The International Air Transport Association has revised its 2017 industry profitability outlook upwards.
Airlines are expected to report a $31.4 billion profit (up from the previously forecast $29.8 billion) on revenues of $743 billion (up from the previously forecast $736 billion).
“This will be another solid year of performance for the airline industry.
“Demand for both the cargo and passenger business is stronger than expected.
“While revenues are increasing, earnings are being squeezed by rising fuel, labour and maintenance expenses.
“Airlines are still well in the black and delivering earnings above their cost of capital. But, compared to last year, there is a dip in profitability,” said Alexandre de Juniac, IATA director general.
In 2017 airlines are expected to retain a net profit of $7.69 per passenger.
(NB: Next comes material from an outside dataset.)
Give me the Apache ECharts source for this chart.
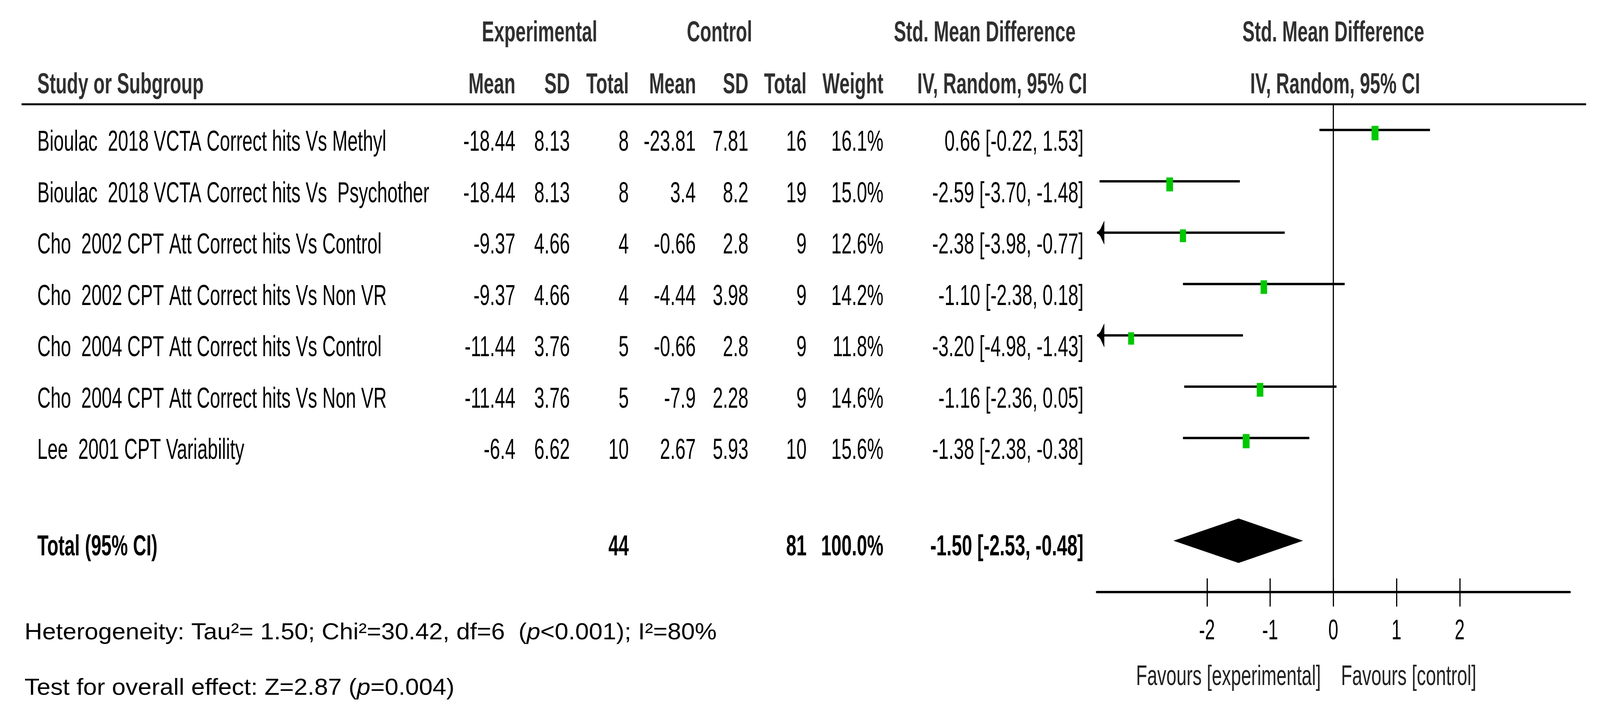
<!DOCTYPE html>
<html>
<head>
<meta charset="utf-8">
<script src="https://cdn.jsdelivr.net/npm/echarts@6/dist/echarts.min.js"></script>
<style>
html,body{margin:0;padding:0;background:#ffffff;overflow:hidden}
#c{width:100vw;height:1841px}
</style>
</head>
<body>
<div id="c"></div>
<script>
// ---------------- data ----------------
const studies = [
  'Bioulac  2018 VCTA Correct hits Vs Methyl',
  'Bioulac  2018 VCTA Correct hits Vs  Psychother',
  'Cho  2002 CPT Att Correct hits Vs Control',
  'Cho  2002 CPT Att Correct hits Vs Non VR',
  'Cho  2004 CPT Att Correct hits Vs Control',
  'Cho  2004 CPT Att Correct hits Vs Non VR',
  'Lee  2001 CPT Variability'
];
const expMean = [-18.44, -18.44, -9.37, -9.37, -11.44, -11.44, -6.4];
const expSD   = [8.13, 8.13, 4.66, 4.66, 3.76, 3.76, 6.62];
const expN    = [8, 8, 4, 4, 5, 5, 10];
const ctlMean = [-23.81, 3.4, -0.66, -4.44, -0.66, -7.9, 2.67];
const ctlSD   = [7.81, 8.2, 2.8, 3.98, 2.8, 2.28, 5.93];
const ctlN    = [16, 19, 9, 9, 9, 9, 10];
const weights = [16.1, 15.0, 12.6, 14.2, 11.8, 14.6, 15.6];
const smd     = [0.66, -2.59, -2.38, -1.10, -3.20, -1.16, -1.38];
const ciLow   = [-0.22, -3.70, -3.98, -2.38, -4.98, -2.36, -2.38];
const ciHigh  = [1.53, -1.48, -0.77, 0.18, -1.43, 0.05, -0.38];

const totalLabel = 'Total (95% CI)';
const totalExpN = 44;
const totalCtlN = 81;
const totalWeight = 100.0;
const totalSmd = -1.50;
const totalLow = -2.53;
const totalHigh = -0.48;
const totalRow = 8;

const tickValues = [-2, -1, 0, 1, 2];
const tickLabels = ['-2', '-1', '0', '1', '2'];
const favoursLeft = 'Favours [experimental]';
const favoursRight = 'Favours [control]';
const heterogeneityText = 'Heterogeneity: Tau\u00B2= 1.50; Chi\u00B2=30.42, df=6  ({i|p}<0.001); I\u00B2=80%';
const overallText = 'Test for overall effect: Z=2.87 ({i|p}=0.004)';

const axisMin = -3.74, axisMax = 3.74;

// ---------------- styling / layout ----------------
const chart = echarts.init(document.getElementById('c'));
const HS = chart.getWidth() / 4374;   // horizontal fit of the 4374-wide design into the viewport
const X = v => v * HS;

const FONT = '"Liberation Sans", Arial, sans-serif';
const SX = 0.67;
const FS = 75;
const HEAD_COLOR = '#303030';
const FOOT_FS = 60, FOOT_SX = 1.12;

function textEl(x, y, text, align, opt) {
  opt = opt || {};
  return {
    type: 'text',
    x: x, y: y,
    scaleX: (opt.sx || SX) * HS,
    scaleY: 1,
    z: 10,
    style: {
      text: text,
      fontSize: opt.fs || FS,
      fontFamily: FONT,
      fontWeight: opt.bold ? 'bold' : 'normal',
      fill: opt.color || '#000',
      align: align,
      verticalAlign: 'middle',
      rich: opt.rich
    }
  };
}

const fmt2 = v => v.toFixed(2);
const ciText = (e, l, h) => fmt2(e) + ' [' + fmt2(l) + ', ' + fmt2(h) + ']';

const columns = [
  {x: 102,  align: 'left',  get: i => studies[i]},
  {x: 1409, align: 'right', get: i => String(expMean[i])},
  {x: 1558, align: 'right', get: i => String(expSD[i])},
  {x: 1719, align: 'right', get: i => String(expN[i])},
  {x: 1902, align: 'right', get: i => String(ctlMean[i])},
  {x: 2046, align: 'right', get: i => String(ctlSD[i])},
  {x: 2205, align: 'right', get: i => String(ctlN[i])},
  {x: 2415, align: 'right', get: i => weights[i].toFixed(1) + '%'},
  {x: 2962, align: 'right', get: i => ciText(smd[i], ciLow[i], ciHigh[i])}
];

const headerY1 = 85, headerY2 = 218;
const hb = {bold: true, color: HEAD_COLOR};
const italicRich = {i: {fontStyle: 'italic', fontSize: FOOT_FS, fontFamily: FONT, fill: '#000'}};
const headers = [
  textEl(X(1475), headerY1, 'Experimental', 'center', hb),
  textEl(X(1967), headerY1, 'Control', 'center', hb),
  textEl(X(2692), headerY1, 'Std. Mean Difference', 'center', hb),
  textEl(X(3645), headerY1, 'Std. Mean Difference', 'center', hb),
  textEl(X(102),  headerY2, 'Study or Subgroup', 'left', hb),
  textEl(X(1409), headerY2, 'Mean', 'right', hb),
  textEl(X(1558), headerY2, 'SD', 'right', hb),
  textEl(X(1719), headerY2, 'Total', 'right', hb),
  textEl(X(1903), headerY2, 'Mean', 'right', hb),
  textEl(X(2046), headerY2, 'SD', 'right', hb),
  textEl(X(2205), headerY2, 'Total', 'right', hb),
  textEl(X(2415), headerY2, 'Weight', 'right', hb),
  textEl(X(2972), headerY2, 'IV, Random, 95% CI', 'right', hb),
  textEl(X(3650), headerY2, 'IV, Random, 95% CI', 'center', hb),
  {type: 'line', z: 5, shape: {x1: X(59), y1: 267, x2: X(4336), y2: 267}, style: {stroke: '#000', lineWidth: 5}},
  textEl(X(67), 1620, heterogeneityText, 'left', {fs: FOOT_FS, sx: FOOT_SX, rich: italicRich}),
  textEl(X(67), 1762, overallText, 'left', {fs: FOOT_FS, sx: FOOT_SX, rich: italicRich})
];

const studyRows = studies.map((s, i) => [0, i]);
const forestData = smd.map((v, i) => [v, i, ciLow[i], ciHigh[i], weights[i]]);

chart.setOption({
  backgroundColor: '#ffffff',
  animation: false,
  grid: {left: X(2999), top: 267, width: X(1292), height: 1249},
  xAxis: [
    {
      type: 'value', min: axisMin, max: axisMax, position: 'bottom',
      axisLine: {show: true, onZero: false, lineStyle: {color: '#000', width: 6}},
      axisTick: {show: true, inside: true, length: 35, customValues: tickValues, lineStyle: {color: '#000', width: 3}},
      axisLabel: {show: false},
      splitLine: {show: false}
    },
    {
      type: 'value', min: axisMin, max: axisMax, position: 'top', offset: -1249,
      axisLine: {show: false, onZero: false},
      axisTick: {show: true, inside: true, length: 37, customValues: tickValues, lineStyle: {color: '#000', width: 3}},
      axisLabel: {show: false},
      splitLine: {show: false}
    }
  ],
  yAxis: {type: 'value', inverse: true, min: -0.5, max: 9, show: false},
  graphic: {elements: headers},
  series: [
    { // study rows of the table
      type: 'custom', name: 'table', clip: false, silent: true,
      data: studyRows, encode: {x: 0, y: 1},
      renderItem: function (params, api) {
        const i = params.dataIndex;
        const y = api.coord([0, api.value(1)])[1] + 33;
        return {type: 'group', children: columns.map(c => textEl(X(c.x), y, c.get(i), c.align))};
      }
    },
    { // total row of the table
      type: 'custom', name: 'totalText', clip: false, silent: true,
      data: [[0, totalRow]], encode: {x: 0, y: 1},
      renderItem: function (params, api) {
        const y = api.coord([0, api.value(1)])[1] + 17;
        return {type: 'group', children: [
          textEl(X(102), y, totalLabel, 'left', {bold: true}),
          textEl(X(1719), y, String(totalExpN), 'right', {bold: true}),
          textEl(X(2205), y, String(totalCtlN), 'right', {bold: true}),
          textEl(X(2415), y, totalWeight.toFixed(1) + '%', 'right', {bold: true}),
          textEl(X(2962), y, ciText(totalSmd, totalLow, totalHigh), 'right', {bold: true})
        ]};
      }
    },
    { // line of no effect
      type: 'custom', name: 'zero', clip: false, silent: true,
      data: [[0, -0.5, 9]], encode: {x: 0, y: [1, 2]},
      renderItem: function (params, api) {
        const p1 = api.coord([api.value(0), api.value(1)]);
        const p2 = api.coord([api.value(0), api.value(2)]);
        return {type: 'line', shape: {x1: p1[0], y1: p1[1], x2: p2[0], y2: p2[1]},
          style: {stroke: '#000', lineWidth: 3}};
      }
    },
    { // CI lines, arrows and weighted squares
      type: 'custom', name: 'studies', clip: false, silent: true,
      data: forestData, encode: {x: [0, 2, 3], y: 1},
      renderItem: function (params, api) {
        const est = api.value(0), row = api.value(1), lo = api.value(2), hi = api.value(3), w = api.value(4);
        const y = api.coord([0, row])[1];
        const xs = api.coord([Math.max(lo, axisMin), row])[0];
        const xe = api.coord([Math.min(hi, axisMax), row])[0];
        const xc = api.coord([est, row])[0];
        const k = Math.sqrt(w / 16.1);
        const ch = [{type: 'line', shape: {x1: xs, y1: y, x2: xe, y2: y}, style: {stroke: '#000', lineWidth: 6}}];
        if (lo < axisMin) {
          ch.push({type: 'polygon', shape: {points: [
              [xs, y], [xs + X(9), y - 9], [xs + X(20), y - 31],
              [xs + X(20), y + 31], [xs + X(9), y + 9]]},
            style: {fill: '#000'}});
        }
        const sw = X(19) * k, sh = 37 * k;
        ch.push({type: 'rect', shape: {x: xc - sw / 2, y: y + 8 - sh / 2, width: sw, height: sh},
          style: {fill: '#00c800'}});
        return {type: 'group', children: ch};
      }
    },
    { // pooled diamond
      type: 'custom', name: 'total', clip: false, silent: true,
      data: [[totalSmd, totalRow, totalLow, totalHigh]], encode: {x: [0, 2, 3], y: 1},
      renderItem: function (params, api) {
        const y = api.coord([0, api.value(1)])[1];
        const xc = api.coord([api.value(0), 0])[0];
        const xl = api.coord([api.value(2), 0])[0];
        const xr = api.coord([api.value(3), 0])[0];
        return {type: 'polygon', shape: {points: [[xl, y], [xc, y - 57], [xr, y], [xc, y + 57]]},
          style: {fill: '#000'}};
      }
    },
    { // tick labels
      type: 'custom', name: 'ticks', clip: false, silent: true,
      data: tickValues.map((v, i) => [v, 9, i]), encode: {x: 0, y: 1},
      renderItem: function (params, api) {
        const p = api.coord([api.value(0), api.value(1)]);
        return textEl(p[0], p[1] + 101, tickLabels[params.dataIndex], 'center', {fs: 72, sx: 0.68});
      }
    },
    { // favours labels
      type: 'custom', name: 'favours', clip: false, silent: true,
      data: [[0, 9]], encode: {x: 0, y: 1},
      renderItem: function (params, api) {
        const p = api.coord([api.value(0), api.value(1)]);
        return {type: 'group', children: [
          textEl(p[0] - X(34), p[1] + 218, favoursLeft, 'right', {fs: 72, sx: 0.69, color: '#222'}),
          textEl(p[0] + X(21), p[1] + 218, favoursRight, 'left', {fs: 72, sx: 0.69, color: '#222'})
        ]};
      }
    }
  ]
});
</script>
</body>
</html>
That is down from $9.13 in 2016 and $10.08 in 2015.
The average net profit margin stands at 4.2 per cent (down from 4.9 per cent in 2016).
“Airlines are defining a new epoch in industry profitability.
“For a third year in a row we expect returns that are above the cost of capital.
“But, with earnings of $7.69 per passenger, there is not much buffer.
“That’s why airlines must remain vigilant against any cost increases, including from taxes, labour and infrastructure,” said de Juniac.
While overall industry performance is strong, major regional variations remain.
About half the industry profits are being generated in North America ($15.4 billion).
Carriers in Europe and Asia-Pacific will each add a $7.4 billion profit to the industry total.
Latin America and Middle East carriers are expected to earn $800 million and $400 million respectively.
Airlines in Africa are expected to post a $100 million loss.